··· Dataset content ···
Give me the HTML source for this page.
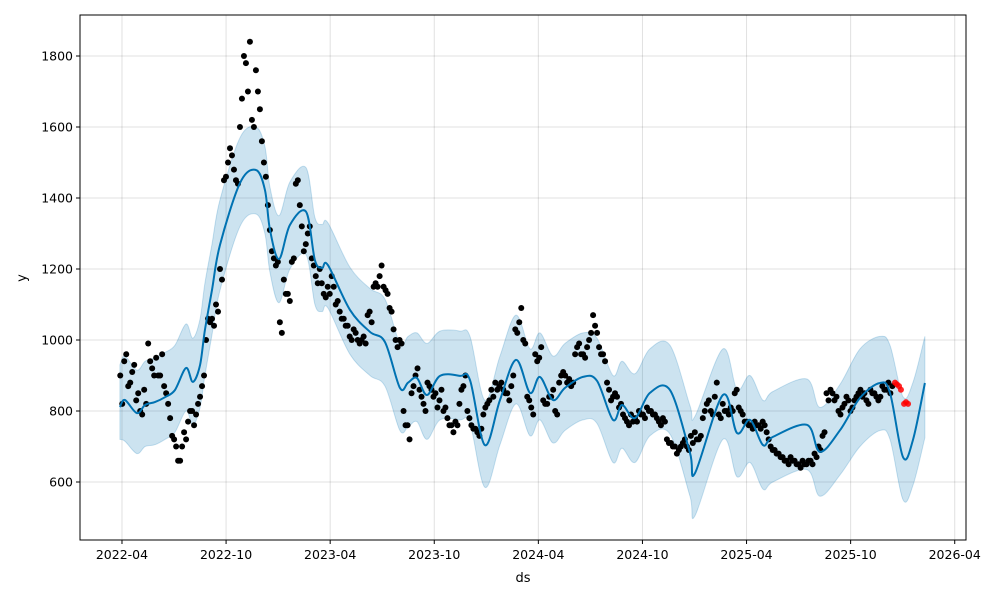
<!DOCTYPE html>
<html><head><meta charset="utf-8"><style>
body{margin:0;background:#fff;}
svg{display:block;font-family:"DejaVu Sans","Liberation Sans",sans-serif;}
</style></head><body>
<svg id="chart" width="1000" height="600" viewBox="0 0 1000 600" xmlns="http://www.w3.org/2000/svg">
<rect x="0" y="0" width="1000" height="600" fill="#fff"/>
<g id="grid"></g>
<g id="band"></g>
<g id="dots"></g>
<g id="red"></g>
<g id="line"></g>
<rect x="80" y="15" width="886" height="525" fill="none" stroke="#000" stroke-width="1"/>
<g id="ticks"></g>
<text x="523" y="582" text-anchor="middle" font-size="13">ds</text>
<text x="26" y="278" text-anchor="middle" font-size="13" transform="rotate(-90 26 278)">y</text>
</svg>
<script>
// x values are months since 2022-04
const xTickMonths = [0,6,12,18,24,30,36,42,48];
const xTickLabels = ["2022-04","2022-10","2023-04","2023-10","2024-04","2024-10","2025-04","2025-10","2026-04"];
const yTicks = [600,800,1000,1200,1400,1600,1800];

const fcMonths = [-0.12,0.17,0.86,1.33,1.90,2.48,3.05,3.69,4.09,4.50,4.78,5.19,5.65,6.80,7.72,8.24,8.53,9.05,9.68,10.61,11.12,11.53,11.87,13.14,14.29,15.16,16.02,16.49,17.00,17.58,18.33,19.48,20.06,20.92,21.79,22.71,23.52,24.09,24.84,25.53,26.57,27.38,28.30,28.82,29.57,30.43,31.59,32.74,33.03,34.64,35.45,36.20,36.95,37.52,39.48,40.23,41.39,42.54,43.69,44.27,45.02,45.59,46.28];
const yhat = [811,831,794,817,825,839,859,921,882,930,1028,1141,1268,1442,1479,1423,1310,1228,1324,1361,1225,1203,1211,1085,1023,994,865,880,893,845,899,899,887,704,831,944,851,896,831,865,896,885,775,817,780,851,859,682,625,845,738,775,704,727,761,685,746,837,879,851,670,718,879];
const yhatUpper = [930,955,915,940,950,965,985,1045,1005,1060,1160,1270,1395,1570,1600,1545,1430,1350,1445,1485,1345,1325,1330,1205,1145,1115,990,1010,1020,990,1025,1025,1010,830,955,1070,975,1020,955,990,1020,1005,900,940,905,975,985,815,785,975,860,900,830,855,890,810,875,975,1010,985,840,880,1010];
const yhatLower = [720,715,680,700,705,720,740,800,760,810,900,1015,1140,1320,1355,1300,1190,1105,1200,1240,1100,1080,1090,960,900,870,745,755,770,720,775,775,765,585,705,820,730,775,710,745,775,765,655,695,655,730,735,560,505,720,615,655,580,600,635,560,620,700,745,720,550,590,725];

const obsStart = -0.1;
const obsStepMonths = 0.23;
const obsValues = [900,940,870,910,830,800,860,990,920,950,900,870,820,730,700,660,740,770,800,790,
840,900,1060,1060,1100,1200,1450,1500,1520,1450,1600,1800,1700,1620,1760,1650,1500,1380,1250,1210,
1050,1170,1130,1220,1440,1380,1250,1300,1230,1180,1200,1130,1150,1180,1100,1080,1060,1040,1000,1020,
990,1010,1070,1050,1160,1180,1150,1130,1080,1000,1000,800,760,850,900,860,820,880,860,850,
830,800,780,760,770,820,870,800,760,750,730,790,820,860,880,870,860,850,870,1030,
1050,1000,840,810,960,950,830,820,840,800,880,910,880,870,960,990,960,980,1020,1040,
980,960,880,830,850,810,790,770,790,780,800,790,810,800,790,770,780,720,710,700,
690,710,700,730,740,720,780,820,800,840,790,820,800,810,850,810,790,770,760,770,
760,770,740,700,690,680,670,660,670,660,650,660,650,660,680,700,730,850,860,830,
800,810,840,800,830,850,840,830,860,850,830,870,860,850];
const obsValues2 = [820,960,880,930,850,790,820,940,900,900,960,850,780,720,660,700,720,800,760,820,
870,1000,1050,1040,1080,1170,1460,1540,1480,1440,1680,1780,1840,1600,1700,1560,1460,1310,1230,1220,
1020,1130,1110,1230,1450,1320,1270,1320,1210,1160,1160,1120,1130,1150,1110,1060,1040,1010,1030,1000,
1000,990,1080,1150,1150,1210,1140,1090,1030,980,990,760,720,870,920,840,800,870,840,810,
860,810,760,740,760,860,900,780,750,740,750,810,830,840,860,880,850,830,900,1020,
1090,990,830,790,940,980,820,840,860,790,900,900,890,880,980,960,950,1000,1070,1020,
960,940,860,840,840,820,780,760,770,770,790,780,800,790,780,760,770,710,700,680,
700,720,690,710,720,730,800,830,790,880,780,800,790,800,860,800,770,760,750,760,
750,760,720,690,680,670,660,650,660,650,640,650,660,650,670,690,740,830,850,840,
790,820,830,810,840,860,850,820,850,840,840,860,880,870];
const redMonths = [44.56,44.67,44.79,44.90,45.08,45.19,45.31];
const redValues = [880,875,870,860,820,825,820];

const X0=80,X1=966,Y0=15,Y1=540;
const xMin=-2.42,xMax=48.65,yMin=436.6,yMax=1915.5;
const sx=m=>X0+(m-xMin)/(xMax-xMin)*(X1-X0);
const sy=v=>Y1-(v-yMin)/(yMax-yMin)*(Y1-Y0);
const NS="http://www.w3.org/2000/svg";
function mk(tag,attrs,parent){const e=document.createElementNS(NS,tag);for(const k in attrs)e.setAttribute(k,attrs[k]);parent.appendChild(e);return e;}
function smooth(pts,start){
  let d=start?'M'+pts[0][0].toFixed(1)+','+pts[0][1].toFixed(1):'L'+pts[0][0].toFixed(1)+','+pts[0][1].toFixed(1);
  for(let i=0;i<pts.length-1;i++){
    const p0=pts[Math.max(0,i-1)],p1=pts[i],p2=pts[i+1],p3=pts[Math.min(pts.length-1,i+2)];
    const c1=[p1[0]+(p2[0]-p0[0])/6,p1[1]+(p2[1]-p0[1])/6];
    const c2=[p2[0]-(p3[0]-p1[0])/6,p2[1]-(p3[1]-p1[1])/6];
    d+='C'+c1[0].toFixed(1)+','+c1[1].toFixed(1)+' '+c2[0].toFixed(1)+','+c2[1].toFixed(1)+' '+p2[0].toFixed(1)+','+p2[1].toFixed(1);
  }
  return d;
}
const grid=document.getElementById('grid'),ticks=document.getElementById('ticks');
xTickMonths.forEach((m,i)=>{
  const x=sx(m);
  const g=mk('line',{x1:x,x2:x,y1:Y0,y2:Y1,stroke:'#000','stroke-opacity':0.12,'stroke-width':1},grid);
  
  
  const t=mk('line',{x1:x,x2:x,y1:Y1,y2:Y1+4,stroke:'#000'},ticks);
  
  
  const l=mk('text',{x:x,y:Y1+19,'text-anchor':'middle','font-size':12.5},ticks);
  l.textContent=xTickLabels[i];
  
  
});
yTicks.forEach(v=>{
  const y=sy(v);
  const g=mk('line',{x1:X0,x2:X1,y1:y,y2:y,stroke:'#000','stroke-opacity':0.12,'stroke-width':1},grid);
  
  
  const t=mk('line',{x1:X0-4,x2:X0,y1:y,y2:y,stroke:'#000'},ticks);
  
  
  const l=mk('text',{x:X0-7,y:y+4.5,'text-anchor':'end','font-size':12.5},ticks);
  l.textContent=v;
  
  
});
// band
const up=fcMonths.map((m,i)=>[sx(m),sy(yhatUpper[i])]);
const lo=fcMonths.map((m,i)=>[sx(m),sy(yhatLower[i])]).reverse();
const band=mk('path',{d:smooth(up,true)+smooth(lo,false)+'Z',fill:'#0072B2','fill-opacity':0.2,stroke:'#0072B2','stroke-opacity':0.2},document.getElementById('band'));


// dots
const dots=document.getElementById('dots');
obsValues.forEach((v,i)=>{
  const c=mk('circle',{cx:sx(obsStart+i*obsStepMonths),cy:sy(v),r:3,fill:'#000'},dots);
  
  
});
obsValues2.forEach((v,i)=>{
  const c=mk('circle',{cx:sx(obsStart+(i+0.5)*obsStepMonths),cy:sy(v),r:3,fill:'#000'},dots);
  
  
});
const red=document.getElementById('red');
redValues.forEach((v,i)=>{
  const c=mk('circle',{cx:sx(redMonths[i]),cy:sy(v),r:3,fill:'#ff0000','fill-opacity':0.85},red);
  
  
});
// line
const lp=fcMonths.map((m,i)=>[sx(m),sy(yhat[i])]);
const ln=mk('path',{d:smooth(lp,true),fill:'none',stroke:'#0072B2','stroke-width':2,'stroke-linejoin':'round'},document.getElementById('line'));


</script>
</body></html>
···
▸ **Required work**
Everything from the top line of the data down to and including the line with "const yTicks = [600,800,1000,1200,1400,1600,1800];" is to be copied, except the pictures.

▸ **Expected answer**
Give me the HTML source for this page.
<!DOCTYPE html>
<html><head><meta charset="utf-8"><style>
body{margin:0;background:#fff;}
svg{display:block;font-family:"DejaVu Sans","Liberation Sans",sans-serif;}
</style></head><body>
<svg id="chart" width="1000" height="600" viewBox="0 0 1000 600" xmlns="http://www.w3.org/2000/svg">
<rect x="0" y="0" width="1000" height="600" fill="#fff"/>
<g id="grid"></g>
<g id="band"></g>
<g id="dots"></g>
<g id="red"></g>
<g id="line"></g>
<rect x="80" y="15" width="886" height="525" fill="none" stroke="#000" stroke-width="1"/>
<g id="ticks"></g>
<text x="523" y="582" text-anchor="middle" font-size="13">ds</text>
<text x="26" y="278" text-anchor="middle" font-size="13" transform="rotate(-90 26 278)">y</text>
</svg>
<script>
// x values are months since 2022-04
const xTickMonths = [0,6,12,18,24,30,36,42,48];
const xTickLabels = ["2022-04","2022-10","2023-04","2023-10","2024-04","2024-10","2025-04","2025-10","2026-04"];
const yTicks = [600,800,1000,1200,1400,1600,1800];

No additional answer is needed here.